Jul 012013
 

I was a contractor. I bought a hobby lathe on sale. I burned out the motor in 6 months, so I knew I had found my calling.

I call it “reclaiming the souls of trees”.

In Los Angeles there are trees from all over the world planted in backyards and sidewalks. There are 400 year old oaks that were here before there were towns with Spanish names in California.

If the trees get sick or the roots interfere with buildings, they are cut down. I intercept trucks carrying pieces of felled trees and his friends tip me off when a tree is to be cut. Once I watched the bees return to the empty space where their hive had been.

When crafting a bowl, it’s really moving to know that there’s a landscape locked therein.

What better way to honor the life and death of a tree than to turn part of it into a beautiful and useful object? Such objects share secrets of the tree’s life: its orderly annual rings tell its age and chronicle drought years and show scars and stains. A humble sometimes very long life is there to be shared.

Trees grow up and down at the same time, like our waking and dreaming states. I believe there are many touch points between the life of trees and the spiritual world in which we live.

John sends a weekly newsletter to customers and friends. Trying to express his experiences with the wood, he accompanies photos of his latest work with poems.

Making bowls has become a vessel for him to make words.

 

 

14 July 2013

 

These are Some of my favorite trees growing in California.
The Olive, of course is world famous and has been a symbol of wisdom
Since the beginnings of human civilization in Greece and Rome.
It was brought here early by the Spaniards when California was still Mexico.

Eucalyptus was brought during the gold rush days
By some Australians who hadn’t found any gold.
They knew they could carry enough eucalyptus seeds
To start whole hardwood forests and maybe make some money.

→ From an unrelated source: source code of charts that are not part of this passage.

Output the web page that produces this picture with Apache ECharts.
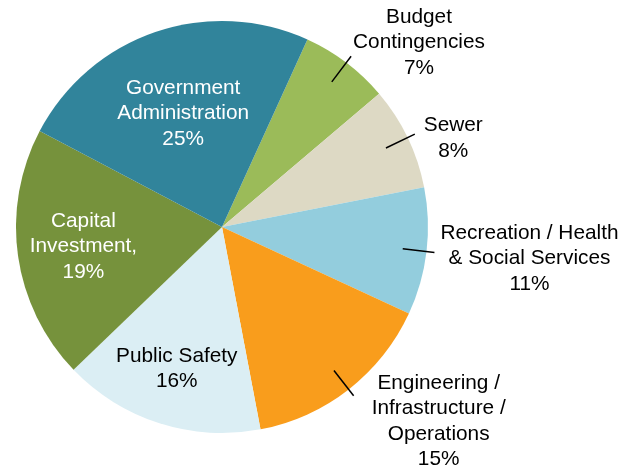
<!DOCTYPE html>
<html>
<head>
<meta charset="utf-8">
<script src="https://cdn.jsdelivr.net/npm/echarts@6/dist/echarts.min.js"></script>
<style>
html,body{margin:0;padding:0;background:#ffffff;}
#chart{width:636px;height:467px;}
</style>
</head>
<body>
<div id="chart"></div>
<script>
// ---- data ----
const categories = [
  'Budget\nContingencies',
  'Sewer',
  'Recreation / Health\n& Social Services',
  'Engineering /\nInfrastructure /\nOperations',
  'Public Safety',
  'Capital\nInvestment,',
  'Government\nAdministration'
];
const values = [7.0, 8.1, 10.0, 15.1, 15.8, 19.9, 24.1];
const percentLabels = ['7%', '8%', '11%', '15%', '16%', '19%', '25%'];

// ---- styles ----
const colors = ['#9BBB59', '#DDD9C4', '#93CDDD', '#F99D1C', '#DBEEF4', '#76923C', '#31849B'];
const CENTER = [222, 227];
const RADIUS = 206;
const START = 65.5;
const FONT_FAMILY = '"Liberation Sans", Arial, sans-serif';
const RICH = {
  k: { align: 'center', color: '#000000', fontFamily: FONT_FAMILY, fontSize: 20.8, lineHeight: 25.5, textBorderWidth: 0 },
  w: { align: 'center', color: '#ffffff', fontFamily: FONT_FAMILY, fontSize: 20.8, lineHeight: 25.5, textBorderWidth: 0 }
};
// outside labels: leader line from 182px to 214px radius
const outsideStyle = {
  0: { distance: 2, padding: [0, 0, 28, 0] },
  1: { distance: 9, padding: [8, 0, 0, 0] },
  2: { distance: 6, padding: [12, 0, 0, 0] },
  3: { distance: 18, padding: [51, 0, 0, 0] }
};
const insideStyle = {
  4: { r: 146, key: 'k' },
  5: { r: 137, key: 'w' },
  6: { r: 117, key: 'w' }
};

function labelText(i, key) {
  const lines = (categories[i] + '\n' + percentLabels[i]).split('\n');
  return lines.map(function (l) { return '{' + key + '|' + l + '}'; }).join('\n');
}

const baseOverlay = {
  type: 'pie',
  z: 10,
  center: CENTER,
  startAngle: START,
  clockwise: true,
  silent: true,
  avoidLabelOverlap: false,
  emphasis: { disabled: true },
  itemStyle: { color: 'transparent', borderWidth: 0 },
  label: { show: false, rich: RICH },
  labelLine: { show: false }
};

const series = [];
series.push({
  type: 'pie',
  z: 1,
  center: CENTER,
  radius: RADIUS,
  startAngle: START,
  clockwise: true,
  silent: true,
  emphasis: { disabled: true },
  label: { show: false },
  labelLine: { show: false },
  itemStyle: { borderWidth: 0 },
  data: values.map(function (v, i) {
    return { value: v, name: categories[i], itemStyle: { color: colors[i], borderWidth: 0 } };
  })
});

series.push(Object.assign({}, baseOverlay, {
  radius: 182,
  data: values.map(function (v, i) {
    const item = { value: v, name: categories[i] };
    const o = outsideStyle[i];
    if (o) {
      item.label = {
        show: true,
        position: 'outside',
        formatter: labelText(i, 'k'),
        rich: RICH,
        distanceToLabelLine: o.distance,
        padding: o.padding,
        textBorderWidth: 0
      };
      item.labelLine = {
        show: true,
        length: 32,
        length2: 0,
        smooth: false,
        lineStyle: { color: '#000000', width: 1.5 }
      };
    }
    return item;
  })
}));

Object.keys(insideStyle).forEach(function (k) {
  const idx = +k;
  const o = insideStyle[idx];
  series.push(Object.assign({}, baseOverlay, {
    radius: 2 * o.r,
    data: values.map(function (v, i) {
      const item = { value: v, name: categories[i] };
      if (i === idx) {
        item.label = {
          show: true,
          position: 'inside',
          formatter: labelText(i, o.key),
          rich: RICH,
          textBorderWidth: 0
        };
      }
      return item;
    })
  }));
});

const chart = echarts.init(document.getElementById('chart'), null, { renderer: 'canvas' });
chart.setOption({
  animation: false,
  backgroundColor: '#ffffff',
  tooltip: { show: false },
  series: series
});
</script>
</body>
</html>
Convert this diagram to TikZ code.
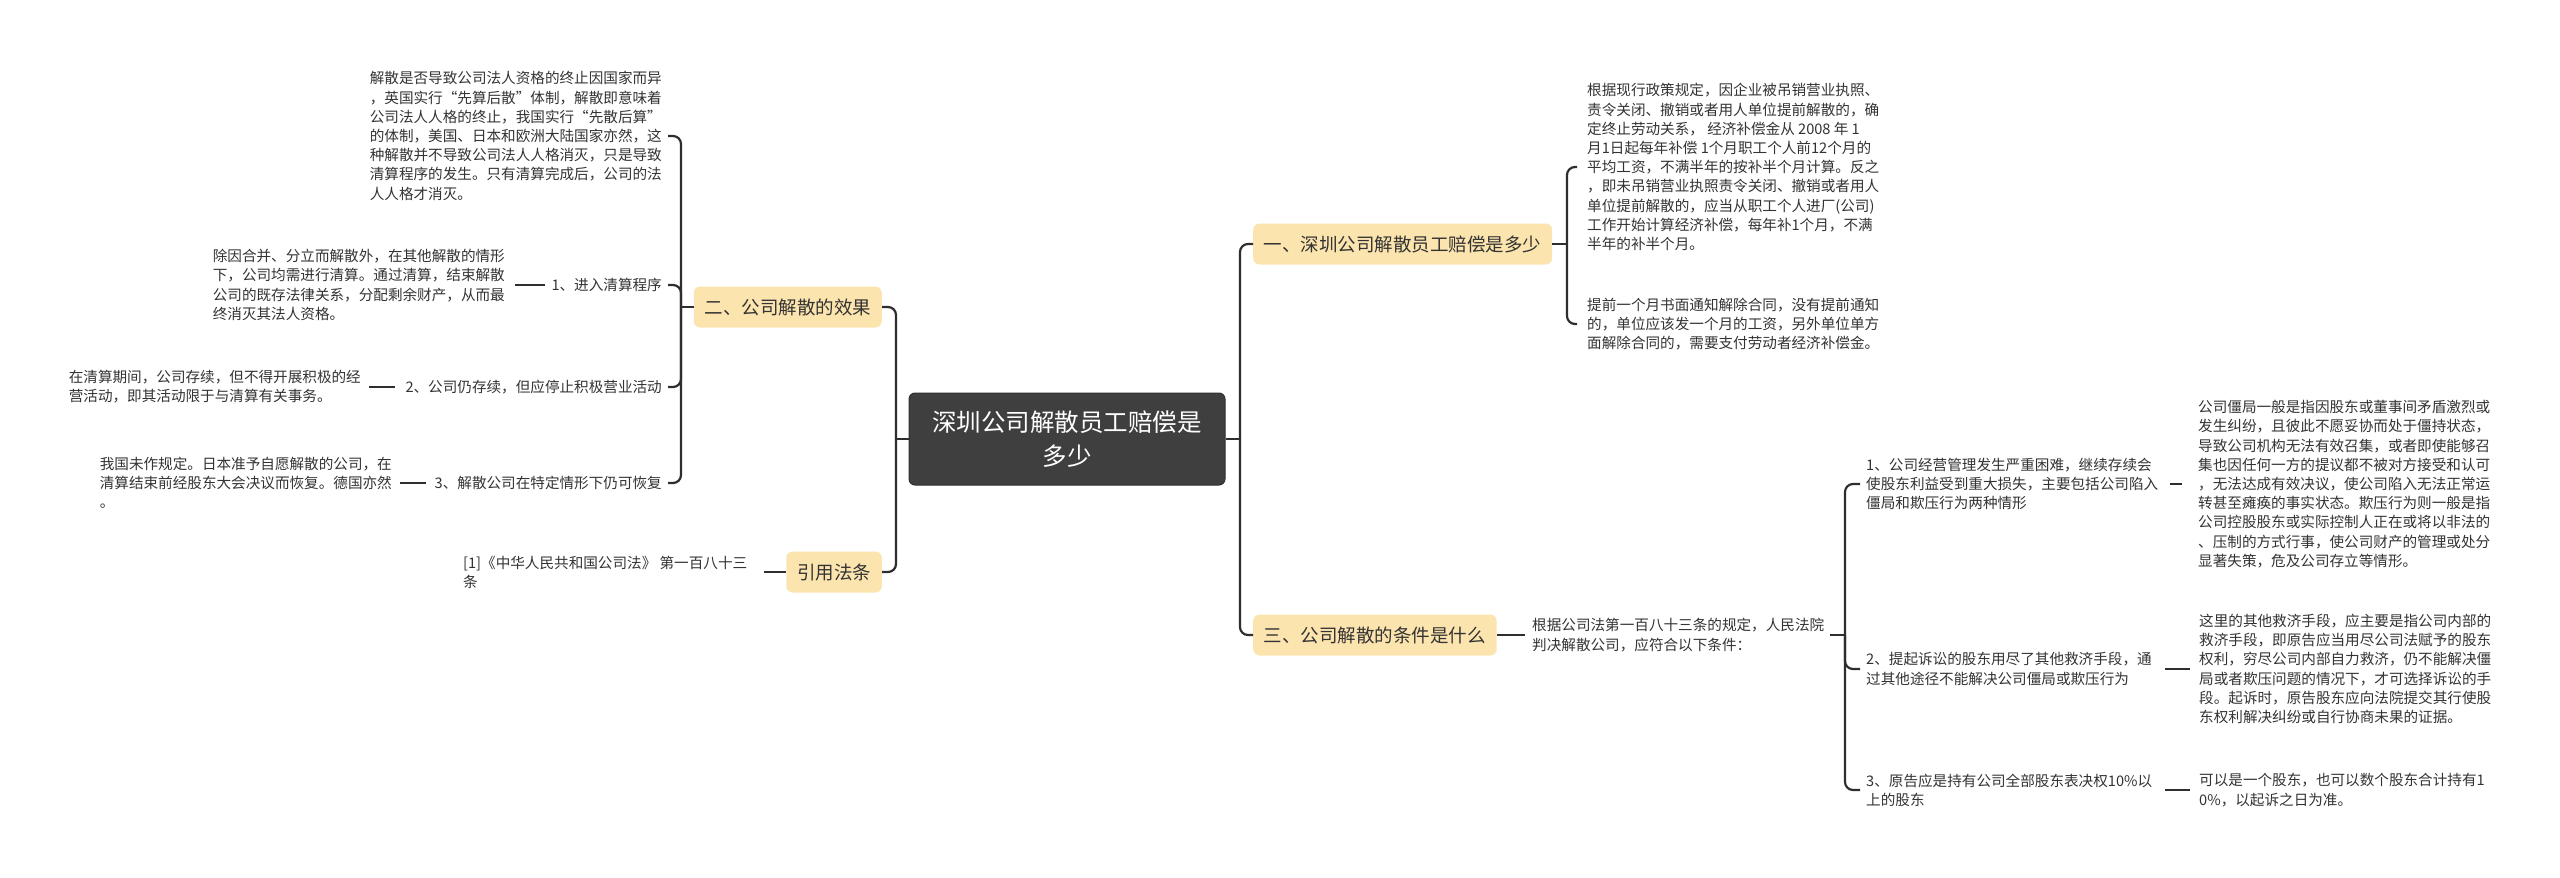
\documentclass[tikz,border=0pt]{standalone}
\usepackage{fontspec}
\setmainfont{Noto Sans CJK SC}
\definecolor{linec}{HTML}{2E2E2E}
\definecolor{brfill}{HTML}{FCE4AE}
\definecolor{rootfill}{HTML}{3F3F3F}
\definecolor{rootdraw}{HTML}{303030}
\definecolor{txtc}{HTML}{333333}
\begin{document}
\begin{tikzpicture}[x=1pt,y=-1pt,
  txt/.style={font=\fontsize{14.6}{19.2}\selectfont, align=left, inner sep=0pt, text=txtc},
  brbox/.style={fill=brfill, rounded corners=6.5pt, font=\fontsize{18.5}{22}\selectfont, inner xsep=10.75pt, inner ysep=0pt, minimum height=41pt, text=txtc},
  rootbox/.style={fill=rootfill, draw=rootdraw, line width=1pt, rounded corners=6pt, font=\fontsize{24.5}{34}\selectfont, align=center, text=white, minimum width=316pt, minimum height=92pt},
  ln/.style={draw=linec, line width=2.2pt},
  hook/.style={ln, rounded corners=8pt},
]
\fill[white] (0,0) rectangle (2560,878);
\useasboundingbox (0,0) rectangle (2560,878);

% root and branches
\node[rootbox] (root) at (1067,439) {深圳公司解散员工赔偿是\\多少};
\node[brbox, anchor=east] (b2) at (882,307) {二、公司解散的效果};
\node[brbox, anchor=east] (b4) at (882,572) {引用法条};
\node[brbox, anchor=west] (b1) at (1253,244) {一、深圳公司解散员工赔偿是多少};
\node[brbox, anchor=west] (b3) at (1253,635) {三、公司解散的条件是什么};

% left side
\node[txt, anchor=east] (l0) at (662,136) {解散是否导致公司法人资格的终止因国家而异\\，英国实行“先算后散”体制，解散即意味着\\公司法人人格的终止，我国实行“先散后算”\\的体制，美国、日本和欧洲大陆国家亦然，这\\种解散并不导致公司法人人格消灭，只是导致\\清算程序的发生。只有清算完成后，公司的法\\人人格才消灭。};
\node[txt, anchor=east] (l1) at (662,285) {1、进入清算程序};
\node[txt, anchor=east] (p1) at (505,285) {除因合并、分立而解散外，在其他解散的情形\\下，公司均需进行清算。通过清算，结束解散\\公司的既存法律关系，分配剩余财产，从而最\\终消灭其法人资格。};
\node[txt, anchor=east] (l2) at (662,387) {2、公司仍存续，但应停止积极营业活动};
\node[txt, anchor=east] (p2) at (361,387) {在清算期间，公司存续，但不得开展积极的经\\营活动，即其活动限于与清算有关事务。};
\node[txt, anchor=east] (l3) at (662,483) {3、解散公司在特定情形下仍可恢复};
\node[txt, anchor=east] (p3) at (392,483) {我国未作规定。日本准予自愿解散的公司，在\\清算结束前经股东大会决议而恢复。德国亦然\\。};
\node[txt, anchor=west] (ref) at (463,572) {[1]《中华人民共和国公司法》 第一百八十三\\条};

% right side
\node[txt, anchor=west] (r1) at (1587,167) {根据现行政策规定，因企业被吊销营业执照、\\责令关闭、撤销或者用人单位提前解散的，确\\定终止劳动关系， 经济补偿金从 2008 年 1\\月1日起每年补偿 1个月职工个人前12个月的\\平均工资，不满半年的按补半个月计算。反之\\，即未吊销营业执照责令关闭、撤销或者用人\\单位提前解散的，应当从职工个人进厂(公司)\\工作开始计算经济补偿，每年补1个月，不满\\半年的补半个月。};
\node[txt, anchor=west] (r2) at (1587,324) {提前一个月书面通知解除合同，没有提前通知\\的，单位应该发一个月的工资，另外单位单方\\面解除合同的，需要支付劳动者经济补偿金。};
\node[txt, anchor=west] (r3) at (1532,635) {根据公司法第一百八十三条的规定，人民法院\\判决解散公司，应符合以下条件：};
\node[txt, anchor=west] (c1) at (1866,484) {1、公司经营管理发生严重困难，继续存续会\\使股东利益受到重大损失，主要包括公司陷入\\僵局和欺压行为两种情形};
\node[txt, anchor=west] (c1p) at (2198,484) {公司僵局一般是指因股东或董事间矛盾激烈或\\发生纠纷，且彼此不愿妥协而处于僵持状态，\\导致公司机构无法有效召集，或者即使能够召\\集也因任何一方的提议都不被对方接受和认可\\，无法达成有效决议，使公司陷入无法正常运\\转甚至瘫痪的事实状态。欺压行为则一般是指\\公司控股股东或实际控制人正在或将以非法的\\、压制的方式行事，使公司财产的管理或处分\\显著失策，危及公司存立等情形。};
\node[txt, anchor=west] (c2) at (1866,669) {2、提起诉讼的股东用尽了其他救济手段，通\\过其他途径不能解决公司僵局或欺压行为};
\node[txt, anchor=west] (c2p) at (2199,669) {这里的其他救济手段，应主要是指公司内部的\\救济手段，即原告应当用尽公司法赋予的股东\\权利，穷尽公司内部自力救济，仍不能解决僵\\局或者欺压问题的情况下，才可选择诉讼的手\\段。起诉时，原告股东应向法院提交其行使股\\东权利解决纠纷或自行协商未果的证据。};
\node[txt, anchor=west] (c3) at (1866,790) {3、原告应是持有公司全部股东表决权10\%以\\上的股东};
\node[txt, anchor=west] (c3p) at (2199,790) {可以是一个股东，也可以数个股东合计持有1\\0\%，以起诉之日为准。};

% junctions
\coordinate (jL) at (896,439);
\coordinate (jR) at (1240,439);
\coordinate (j2) at (681,307);
\coordinate (j1) at (1567,244);
\coordinate (j3) at (1845,635);

% trunk connectors
\draw[ln] (root.west) -- (jL);
\draw[hook] (jL) |- (b2.east);
\draw[hook] (jL) |- (b4.east);
\draw[ln] (root.east) -- (jR);
\draw[hook] (jR) |- (b1.west);
\draw[hook] (jR) |- (b3.west);

% left branch 二
\draw[ln] (b2.west) -- (j2);
\draw[hook, shorten >=6pt] (j2) |- (l0.east);
\draw[hook, shorten >=6pt] (j2) |- (l1.east);
\draw[hook, shorten >=6pt] (j2) |- (l2.east);
\draw[hook, shorten >=6pt] (j2) |- (l3.east);
\draw[ln, shorten <=10pt, shorten >=6pt] (p1.east) -- (l1.west);
\draw[ln, shorten <=8pt, shorten >=10pt] (p2.east) -- (l2.west);
\draw[ln, shorten <=8pt, shorten >=9pt] (p3.east) -- (l3.west);
\draw[ln, shorten <=17pt] (ref.east) -- (b4.west);

% right branch 一
\draw[ln] (b1.east) -- (j1);
\draw[hook, shorten >=10pt] (j1) |- (r1.west);
\draw[hook, shorten >=10pt] (j1) |- (r2.west);

% right branch 三
\draw[ln, shorten >=7pt] (b3.east) -- (r3.west);
\draw[ln, shorten <=6pt] (r3.east) -- (j3);
\draw[hook, shorten >=6pt] (j3) |- (c1.west);
\draw[hook, shorten >=6pt] (j3) |- (c2.west);
\draw[hook, shorten >=6pt] (j3) |- (c3.west);
\draw[ln, shorten <=12pt, shorten >=16pt] (c1.east) -- (c1p.west);
\draw[ln, shorten <=13pt, shorten >=9pt] (c2.east) -- (c2p.west);
\draw[ln, shorten <=13pt, shorten >=9pt] (c3.east) -- (c3p.west);
\end{tikzpicture}
\end{document}
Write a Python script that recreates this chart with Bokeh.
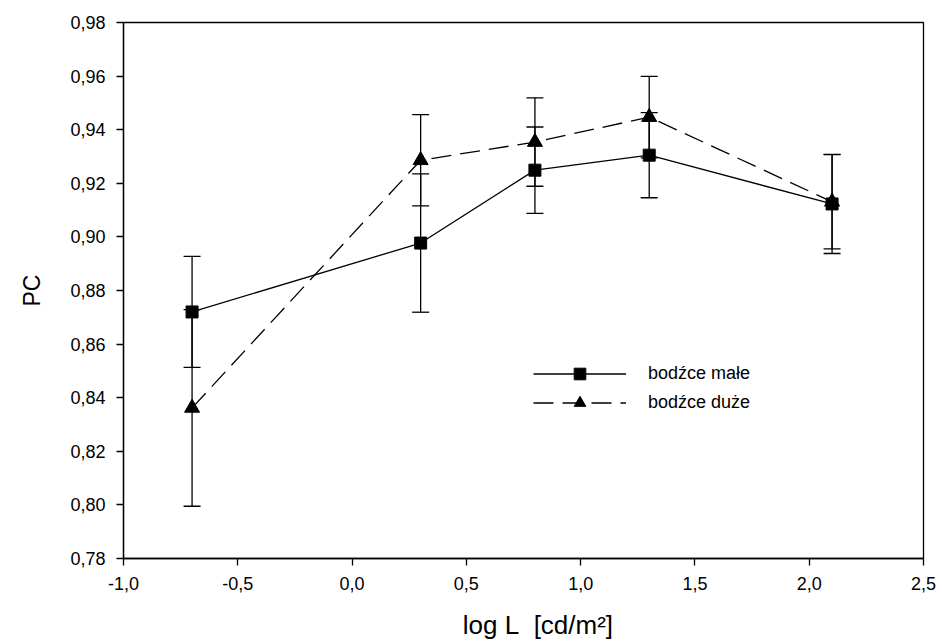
from bokeh.plotting import figure
from bokeh.models import (ColumnDataSource, Whisker, TeeHead, Legend, LegendItem,
                          FixedTicker, CustomJSTickFormatter, Range1d)
from bokeh.embed import file_html
from bokeh.resources import INLINE

# luminance levels (log L, cd/m^2)
log_l = [-0.7, 0.3, 0.8, 1.3, 2.1]

# proportion correct, small stimuli
pc_small = [0.872, 0.8977, 0.9249, 0.9305, 0.9123]
err_small = [0.0207, 0.0258, 0.0161, 0.0159, 0.0185]

# proportion correct, large stimuli
pc_large = [0.8362, 0.9286, 0.9354, 0.9447, 0.9131]
err_large = [0.0367, 0.0170, 0.0165, 0.0152, 0.0176]

x_ticks = [-1.0, -0.5, 0.0, 0.5, 1.0, 1.5, 2.0, 2.5]
y_ticks = [0.78, 0.80, 0.82, 0.84, 0.86, 0.88, 0.90, 0.92, 0.94, 0.96, 0.98]

FONT = "Liberation Sans"

p = figure(width=942, height=642, output_backend="svg", toolbar_location=None,
           x_range=Range1d(-1.0, 2.5), y_range=Range1d(0.78, 0.98),
           min_border_left=123, min_border_right=19,
           min_border_top=22, min_border_bottom=83)
p.grid.visible = False
p.background_fill_color = "white"
p.border_fill_color = "white"
p.outline_line_color = "black"
p.outline_line_width = 1.3

for ax in (p.xaxis[0], p.yaxis[0]):
    ax.axis_line_width = 1.3
    ax.major_tick_line_width = 1.3
    ax.major_tick_in = 0
    ax.major_tick_out = 7
    ax.minor_tick_line_color = None
    ax.major_label_text_font = FONT
    ax.major_label_text_font_size = "18px"
    ax.major_label_text_color = "black"
    ax.axis_label_text_font = FONT
    ax.axis_label_text_font_style = "normal"
    ax.axis_label_text_color = "black"

p.xaxis.ticker = FixedTicker(ticks=x_ticks)
p.yaxis.ticker = FixedTicker(ticks=y_ticks)
p.xaxis.formatter = CustomJSTickFormatter(code="return tick.toFixed(1).replace('.', ',');")
p.yaxis.formatter = CustomJSTickFormatter(code="return tick.toFixed(2).replace('.', ',');")
p.xaxis.major_label_standoff = 11
p.yaxis.major_label_standoff = 11
# leading no-break spaces nudge the centred title slightly to the right
p.xaxis.axis_label = "\u00a0\u00a0\u00a0\u00a0log L\u00a0\u00a0[cd/m²]"
p.xaxis.axis_label_text_font_size = "26px"
p.xaxis.axis_label_standoff = 17
p.yaxis.axis_label = "PC"
p.yaxis.axis_label_text_font_size = "23px"
p.yaxis.axis_label_standoff = 22

src_s = ColumnDataSource(dict(
    x=log_l, y=pc_small,
    lo=[v - e for v, e in zip(pc_small, err_small)],
    hi=[v + e for v, e in zip(pc_small, err_small)]))
src_l = ColumnDataSource(dict(
    x=log_l, y=pc_large,
    lo=[v - e for v, e in zip(pc_large, err_large)],
    hi=[v + e for v, e in zip(pc_large, err_large)]))

for src in (src_l, src_s):
    w = Whisker(source=src, base="x", lower="lo", upper="hi",
                line_color="black", line_width=1.3,
                upper_head=TeeHead(size=17, line_color="black", line_width=1.3),
                lower_head=TeeHead(size=17, line_color="black", line_width=1.3))
    p.add_layout(w)

l_large = p.line("x", "y", source=src_l, line_color="black", line_width=1.3,
                 line_dash="20 9")
m_large = p.scatter("x", "y", source=src_l, marker="triangle", size=15,
                    fill_color="black", line_color="black")

l_small = p.line("x", "y", source=src_s, line_color="black", line_width=1.3)
m_small = p.scatter("x", "y", source=src_s, marker="square", size=12,
                    fill_color="black", line_color="black")

legend = Legend(items=[
    LegendItem(label="bodźce małe", renderers=[l_small, m_small]),
    LegendItem(label="bodźce duże", renderers=[l_large, m_large]),
], location=(410, 141))
legend.background_fill_alpha = 0
legend.border_line_color = None
legend.padding = 0
legend.margin = 0
legend.spacing = 0
legend.glyph_width = 93
legend.glyph_height = 29
legend.label_height = 29
legend.label_standoff = 22
legend.label_text_font = FONT
legend.label_text_font_size = "18px"
legend.label_text_color = "black"
p.add_layout(legend, "center")

open("out.html", "w").write(file_html(p, INLINE))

The hero of this little collection is madrone
It is the indigenous one of this group It craved artesian water so much
it chose to live with the redwoods
Who crowd in over the deep water and all but shut out the light.
Madrone’s ally in life with the redwoods is the forest fire
Redwoods bake in their thick bark during forest fires
While madrone have bark they shed immediately in a fire
And because root in the deep water, they can pour it down their outside

And so survive a big fire that will topple most of the redwoods
Then the madrone can have their day in the sun.

Love, John

7 July 2013

 

There is something about the sound of a chainsaw:

So loud and so profound, so isolating and so manly

So completely unresponsive to any dumb chick question

Like “whattaya mean by “manly”. It’s like a machine gun in a firefight…

it’s frenzy and my soul sometimes craves it.

It’s the best tool I know to manage anger…and I mean my own.

Because its so loud and so dangerous it gets my full attention.

Without putting up a demand.

And It’s the best tool I know for cutting a tree into chunks

That I can then turn into delicate bowls like flowers.

Love, John

 

17 November 2012 A Bowl of One’s Own

A man needs a bowl of his own.
It’s a fine tradition to share
I believe in it: mixing and sharing a bowl of salad
Big and wood and round on the bottom
And a little bit heavy to pass.
It’s good at Thanksgiving Dinner
To hold the communal bowl for your sweet neighbor
As it makes its round of the table….
But here’s the thing:
You don’t want to fall too all in
With the whole communal bit.
You want to keep your own bowl aside ‘til after supper
Then snag your favorite left-over,
Mix it up in your own man bowl
Some jerks of turkey, some cloves of garlic,
Stuffing to perfection…a couple of Serrano peppers…
Leave it in the fridge for a midnight taste
And finish off the wilt at breakfast.
See what I mean?
You have to have your own.
It’s not a thing you share.
Well, maybe with a curious child, if you get caught…
A niece or nephew, whatever…but it’s always up to you.
That’s the rare beauty of it.
Be a man: get a bowl of your own.

Love, John

 

 

22 September 2012

I am thrilled
To have pieces of olive
Large enough to make salad bowls and explore.

Mr & Mrs. Klinger of Sherman Oaks
Had to sacrifice a magnificent
Olive tree that grew in their front yard.

I was honored when they called to say they had seen me on TV
With Huell Howser and would prefer to see something I make from their beloved tree,
Than imagine what might happen to it after it’s hauled to the dump.

The Goddess Athena, the owl and the olive tree are ancient Greek symbols of wisdom.
I know the scent of fresh olive wood when it’s cut, smells sweet and fresh and healthy
I want it in my kitchen.
The first set of bowls I made show the face of an owl, you’ll see, presented like a drawing in the wood.
I’m drawn to discover more as if I got a whiff of the big tree’s soul and I really don’t know anything yet.